The peer-reviewed visitor spending analysis was conducted by U.S. Geological Survey economists Catherine Cullinane Thomas and Christopher Huber and Lynne Koontz for the National Park Service. The report shows $14.6 billion of direct spending by 273.6 million park visitors in communities within 60 miles of a national park. This spending supported more than 237,000 jobs nationally, with more than 197,000 jobs found in these gateway communities, and had a cumulative benefit to the U.S. economy of $26.5 billion.

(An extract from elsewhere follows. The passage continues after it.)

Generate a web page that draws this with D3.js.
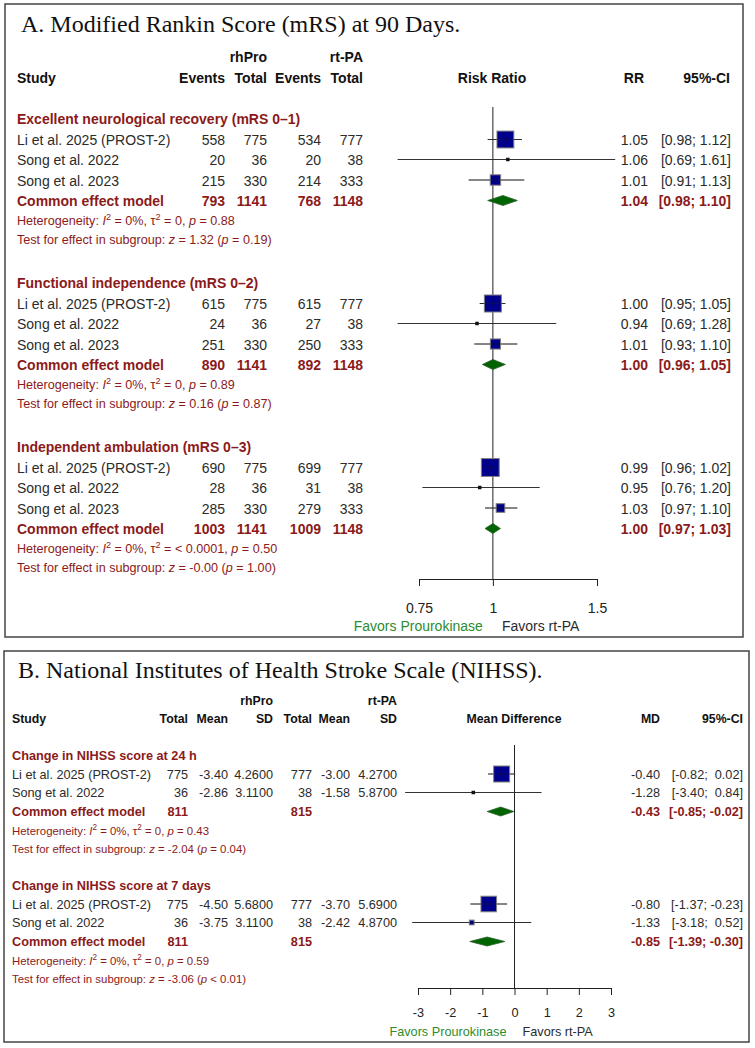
<!DOCTYPE html>
<html><head><meta charset="utf-8">
<script src="https://cdn.jsdelivr.net/npm/d3@7"></script>
<style>
body{margin:0;background:#fff}
svg{display:block}
text{white-space:pre}
</style>
</head><body>
<svg id="chart" width="755" height="1048" font-family="'Liberation Sans', Arial, sans-serif"></svg>
<script>
// ---------------- DATA: Panel A (mRS, Risk Ratio) ----------------
const mrsTitle = "A. Modified Rankin Score (mRS) at 90 Days.";
const mrsSubgroups = ["Excellent neurological recovery (mRS 0–1)", "Functional independence (mRS 0–2)", "Independent ambulation (mRS 0–3)"];
const mrsStudies = ["Li et al. 2025 (PROST-2)", "Song et al. 2022", "Song et al. 2023"];
const mrsProEvents = [[558, 20, 215], [615, 24, 251], [690, 28, 285]];
const mrsProTotal = [775, 36, 330];
const mrsTpaEvents = [[534, 20, 214], [615, 27, 250], [699, 31, 279]];
const mrsTpaTotal = [777, 38, 333];
const mrsRR = [[1.05, 1.06, 1.01], [1.00, 0.94, 1.01], [0.99, 0.95, 1.03]];
const mrsLo = [[0.98, 0.69, 0.91], [0.95, 0.69, 0.93], [0.96, 0.76, 0.97]];
const mrsHi = [[1.12, 1.61, 1.13], [1.05, 1.28, 1.10], [1.02, 1.20, 1.10]];
const mrsPooledRR = [1.04, 1.00, 1.00];
const mrsPooledLo = [0.98, 0.96, 0.97];
const mrsPooledHi = [1.10, 1.05, 1.03];
const mrsPooledProEvents = [793, 890, 1003];
const mrsPooledTpaEvents = [768, 892, 1009];
const mrsPooledProTotal = 1141;
const mrsPooledTpaTotal = 1148;
const mrsHetI2 = ["0%", "0%", "0%"];
const mrsHetTau2 = ["0", "0", "< 0.0001"];
const mrsHetP = ["0.88", "0.89", "0.50"];
const mrsTestZ = ["1.32", "0.16", "-0.00"];
const mrsTestP = ["= 0.19", "= 0.87", "= 1.00"];
const rrTicks = [0.75, 1, 1.5];

// ---------------- DATA: Panel B (NIHSS, Mean Difference) ----------------
const nihssTitle = "B. National Institutes of Health Stroke Scale (NIHSS).";
const nihssSubgroups = ["Change in NIHSS score at 24 h", "Change in NIHSS score at 7 days"];
const nihssStudies = ["Li et al. 2025 (PROST-2)", "Song et al. 2022"];
const nihssProTotal = [775, 36];
const nihssProMean = [[-3.40, -2.86], [-4.50, -3.75]];
const nihssProSD = [[4.26, 3.11], [5.68, 3.11]];
const nihssTpaTotal = [777, 38];
const nihssTpaMean = [[-3.00, -1.58], [-3.70, -2.42]];
const nihssTpaSD = [[4.27, 5.87], [5.69, 4.87]];
const nihssMD = [[-0.40, -1.28], [-0.80, -1.33]];
const nihssLo = [[-0.82, -3.40], [-1.37, -3.18]];
const nihssHi = [[0.02, 0.84], [-0.23, 0.52]];
const nihssPooledMD = [-0.43, -0.85];
const nihssPooledLo = [-0.85, -1.39];
const nihssPooledHi = [-0.02, -0.30];
const nihssPooledProTotal = 811;
const nihssPooledTpaTotal = 815;
const nihssHetI2 = ["0%", "0%"];
const nihssHetTau2 = ["0", "0"];
const nihssHetP = ["0.43", "0.59"];
const nihssTestZ = ["-2.04", "-3.06"];
const nihssTestP = ["= 0.04", "< 0.01"];
const mdTicks = [-3, -2, -1, 0, 1, 2, 3];

// ---------------- DRAWING ----------------
const svg = d3.select("#chart");
const RED = "#8b1a1a", DARK = "#2b2b2b", BLACK = "#111", GREEN = "#2e8b2e";
const SANS = "'Liberation Sans', Arial, sans-serif";
const SERIF = "'Liberation Serif', 'Times New Roman', serif";

function txt(x, y, s, o = {}) {
  const t = svg.append("text").attr("x", x).attr("y", y).text(s)
    .attr("font-size", o.size || 14).attr("fill", o.color || DARK)
    .attr("text-anchor", o.anchor || "start")
    .style("font-family", o.family || SANS);
  if (o.bold) t.attr("font-weight", "bold");
  return t;
}
function rich(x, y, parts, size, color) {
  const t = svg.append("text").attr("x", x).attr("y", y).attr("font-size", size).attr("fill", color)
    .style("font-family", SANS);
  let up = false;
  parts.forEach(p => {
    const ts = t.append("tspan").text(p.s);
    if (p.it) ts.attr("font-style", "italic");
    if (p.sup) { ts.attr("dy", -size * 0.42).attr("font-size", size * 0.72); up = true; }
    else if (up) { ts.attr("dy", size * 0.42); up = false; }
  });
}
function hetParts(i2, tau, p) {
  return [{s: "Heterogeneity: "}, {s: "I", it: true}, {s: "2", sup: true}, {s: " = " + i2 + ", "},
          {s: "τ"}, {s: "2", sup: true}, {s: " = " + tau + ", "}, {s: "p", it: true}, {s: " = " + p}];
}
function testParts(z, p) {
  return [{s: "Test for effect in subgroup: "}, {s: "z", it: true}, {s: " = " + z + " ("},
          {s: "p", it: true}, {s: " " + p + ")"}];
}
function box(x, y, w, h) {
  svg.append("rect").attr("x", x).attr("y", y).attr("width", w).attr("height", h)
    .attr("fill", "none").attr("stroke", "#444").attr("stroke-width", 1.5);
}
function studyMark(xs, cy, est, lo, hi, side) {
  svg.append("line").attr("x1", xs(lo)).attr("x2", xs(hi)).attr("y1", cy).attr("y2", cy)
    .attr("stroke", "#333").attr("stroke-width", 1);
  if (side < 4) {
    svg.append("rect").attr("x", xs(est) - 1.75).attr("y", cy - 1.75)
      .attr("width", 3.5).attr("height", 3.5).attr("fill", "#111");
    return;
  }
  svg.append("rect").attr("x", xs(est) - side / 2).attr("y", cy - side / 2)
    .attr("width", side).attr("height", side)
    .attr("fill", "#00008b").attr("stroke", "#808080").attr("stroke-width", 1);
  svg.append("line").attr("x1", xs(lo)).attr("x2", xs(hi)).attr("y1", cy).attr("y2", cy)
    .attr("stroke", "#222").attr("stroke-width", 0.6).attr("opacity", 0.5);
  svg.append("rect").attr("x", xs(est) - 1).attr("y", cy - 1).attr("width", 2).attr("height", 2)
    .attr("fill", "#111").attr("opacity", 0.6);
}
function diamond(xs, cy, est, lo, hi, h) {
  const pts = [[xs(lo), cy], [xs(est), cy - h / 2], [xs(hi), cy], [xs(est), cy + h / 2]];
  svg.append("path").attr("d", d3.line()(pts) + "Z")
    .attr("fill", "#006400").attr("stroke", "#2f5f2f").attr("stroke-width", 0.8);
}
function axis(xs, ticks, y, fs, pad) {
  const ax = d3.axisBottom(xs).tickValues(ticks).tickFormat(d => String(d))
    .tickSize(7).tickSizeOuter(0).tickPadding(pad);
  const g = svg.append("g").attr("transform", `translate(0,${y})`).call(ax)
    .attr("font-family", SANS).attr("font-size", fs);
  g.select(".domain").attr("stroke", "#222");
  g.selectAll(".tick line").attr("stroke", "#222");
  g.selectAll(".tick text").attr("fill", "#222").style("font-family", SANS);
}

// ===== Panel A =====
box(5, 4, 738, 633);
txt(21, 32, mrsTitle, {size: 24, family: SERIF, color: BLACK});
const xA = d3.scaleLog().domain([0.75, 1.5]).range([419, 597]);
const hA = {size: 14, bold: true, color: BLACK};
txt(267, 62, "rhPro", {...hA, anchor: "end"});
txt(363, 62, "rt-PA", {...hA, anchor: "end"});
txt(17, 83, "Study", hA);
txt(225, 83, "Events", {...hA, anchor: "end"});
txt(267, 83, "Total", {...hA, anchor: "end"});
txt(321, 83, "Events", {...hA, anchor: "end"});
txt(363, 83, "Total", {...hA, anchor: "end"});
txt(492, 83, "Risk Ratio", {...hA, anchor: "middle"});
txt(644, 83, "RR", {...hA, anchor: "end"});
txt(730, 83, "95%-CI", {...hA, anchor: "end"});

svg.append("line").attr("x1", xA(1)).attr("x2", xA(1)).attr("y1", 107).attr("y2", 579)
  .attr("stroke", "#222").attr("stroke-width", 1);

const offA = [0, 21, 41, 61.5, 82, 101, 120];
mrsSubgroups.forEach((sg, i) => {
  const y0 = 124 + i * 164;
  txt(17, y0, sg, {size: 14, bold: true, color: RED});
  const w = mrsLo[i].map((lo, j) => { const se = (Math.log(mrsHi[i][j]) - Math.log(lo)) / 3.92; return 1 / (se * se); });
  const wsum = d3.sum(w);
  mrsStudies.forEach((st, j) => {
    const y = y0 + offA[j + 1];
    txt(17, y, st);
    txt(225, y, String(mrsProEvents[i][j]), {anchor: "end"});
    txt(267, y, String(mrsProTotal[j]), {anchor: "end"});
    txt(321, y, String(mrsTpaEvents[i][j]), {anchor: "end"});
    txt(363, y, String(mrsTpaTotal[j]), {anchor: "end"});
    studyMark(xA, y - 5.5, mrsRR[i][j], mrsLo[i][j], mrsHi[i][j], 20 * Math.sqrt(w[j] / wsum));
    txt(648, y, mrsRR[i][j].toFixed(2), {anchor: "end"});
    txt(731, y, "[" + mrsLo[i][j].toFixed(2) + "; " + mrsHi[i][j].toFixed(2) + "]", {anchor: "end"});
  });
  const yc = y0 + offA[4];
  const rb = {size: 14, bold: true, color: RED, anchor: "end"};
  txt(17, yc, "Common effect model", {size: 14, bold: true, color: RED});
  txt(225, yc, String(mrsPooledProEvents[i]), rb);
  txt(267, yc, String(mrsPooledProTotal), rb);
  txt(321, yc, String(mrsPooledTpaEvents[i]), rb);
  txt(363, yc, String(mrsPooledTpaTotal), rb);
  diamond(xA, yc - 5.5, mrsPooledRR[i], mrsPooledLo[i], mrsPooledHi[i], 10);
  txt(648, yc, mrsPooledRR[i].toFixed(2), rb);
  txt(731, yc, "[" + mrsPooledLo[i].toFixed(2) + "; " + mrsPooledHi[i].toFixed(2) + "]", rb);
  rich(17, y0 + offA[5], hetParts(mrsHetI2[i], mrsHetTau2[i], mrsHetP[i]), 12.6, RED);
  rich(17, y0 + offA[6], testParts(mrsTestZ[i], mrsTestP[i]), 12.6, RED);
});
axis(xA, rrTicks, 579, 14, 17);
txt(xA(1) - 10, 631, "Favors Prourokinase", {size: 14, color: GREEN, anchor: "end"});
txt(xA(1) + 9, 631, "Favors rt-PA", {size: 14, color: DARK});

// ===== Panel B =====
box(4, 651, 745, 391);
txt(18, 678, nihssTitle, {size: 24, family: SERIF, color: BLACK});
const xB = d3.scaleLinear().domain([-3, 3]).range([418, 611]);
const hB = {size: 12.3, bold: true, color: BLACK};
txt(273, 705, "rhPro", {...hB, anchor: "end"});
txt(397, 705, "rt-PA", {...hB, anchor: "end"});
txt(12, 723, "Study", hB);
[["Total", 188], ["Mean", 228], ["SD", 273], ["Total", 312], ["Mean", 350], ["SD", 397]]
  .forEach(([s, x]) => txt(x, 723, s, {...hB, anchor: "end"}));
txt(514, 723, "Mean Difference", {...hB, anchor: "middle"});
txt(660, 723, "MD", {...hB, anchor: "end"});
txt(743, 723, "95%-CI", {...hB, anchor: "end"});

svg.append("line").attr("x1", xB(0)).attr("x2", xB(0)).attr("y1", 745).attr("y2", 988)
  .attr("stroke", "#222").attr("stroke-width", 1);

const fmtHi = v => (v < 0 ? "" : " ") + v.toFixed(2);
const offB = [0, 18.5, 37, 56, 74.5, 92.5];
const fB = 12.7;
nihssSubgroups.forEach((sg, i) => {
  const y0 = 760 + i * 130;
  txt(12, y0, sg, {size: fB, bold: true, color: RED});
  const w = nihssLo[i].map((lo, j) => { const se = (nihssHi[i][j] - lo) / 3.92; return 1 / (se * se); });
  const wsum = d3.sum(w);
  nihssStudies.forEach((st, j) => {
    const y = y0 + offB[j + 1];
    const o = {size: fB, anchor: "end"};
    txt(12, y, st, {size: fB});
    txt(188, y, String(nihssProTotal[j]), o);
    txt(228, y, nihssProMean[i][j].toFixed(2), o);
    txt(273, y, nihssProSD[i][j].toFixed(4), o);
    txt(312, y, String(nihssTpaTotal[j]), o);
    txt(350, y, nihssTpaMean[i][j].toFixed(2), o);
    txt(397, y, nihssTpaSD[i][j].toFixed(4), o);
    studyMark(xB, y - 4.5, nihssMD[i][j], nihssLo[i][j], nihssHi[i][j], 16.3 * Math.sqrt(w[j] / wsum));
    txt(660, y, nihssMD[i][j].toFixed(2), o);
    txt(743, y, "[" + nihssLo[i][j].toFixed(2) + "; " + fmtHi(nihssHi[i][j]) + "]", o);
  });
  const yc = y0 + offB[3];
  const rb = {size: fB, bold: true, color: RED, anchor: "end"};
  txt(12, yc, "Common effect model", {size: fB, bold: true, color: RED});
  txt(188, yc, String(nihssPooledProTotal), rb);
  txt(312, yc, String(nihssPooledTpaTotal), rb);
  diamond(xB, yc - 4.5, nihssPooledMD[i], nihssPooledLo[i], nihssPooledHi[i], 9);
  txt(660, yc, nihssPooledMD[i].toFixed(2), rb);
  txt(743, yc, "[" + nihssPooledLo[i].toFixed(2) + "; " + fmtHi(nihssPooledHi[i]) + "]", rb);
  rich(12, y0 + offB[4], hetParts(nihssHetI2[i], nihssHetTau2[i], nihssHetP[i]), 11.4, RED);
  rich(12, y0 + offB[5], testParts(nihssTestZ[i], nihssTestP[i]), 11.4, RED);
});
axis(xB, mdTicks, 988, fB, 12.5);
txt(xB(0) - 8, 1036, "Favors Prourokinase", {size: fB, color: GREEN, anchor: "end"});
txt(xB(0) + 8, 1036, "Favors rt-PA", {size: fB, color: DARK});
</script>
</body></html>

The 2013 economic figures are somewhat lower than the 2012 results. The 16-day government shutdown in October 2013 accounted for most of the decline in park visitation. The authors also cited inflation adjustments for differences between visitation and visitor spending, jobs supported and overall effect on the U.S. economy.

According to the 2013 economic analysis, most visitor spending was for lodging (30.3 percent) followed by food and beverages (27.3 percent), gas and oil (12.1 percent), admissions and fees (10.3 percent) and souvenirs and other expenses (10 percent).

The largest jobs categories supported by visitor spending were restaurants and bars (50,000 jobs) and lodging (38,000 jobs).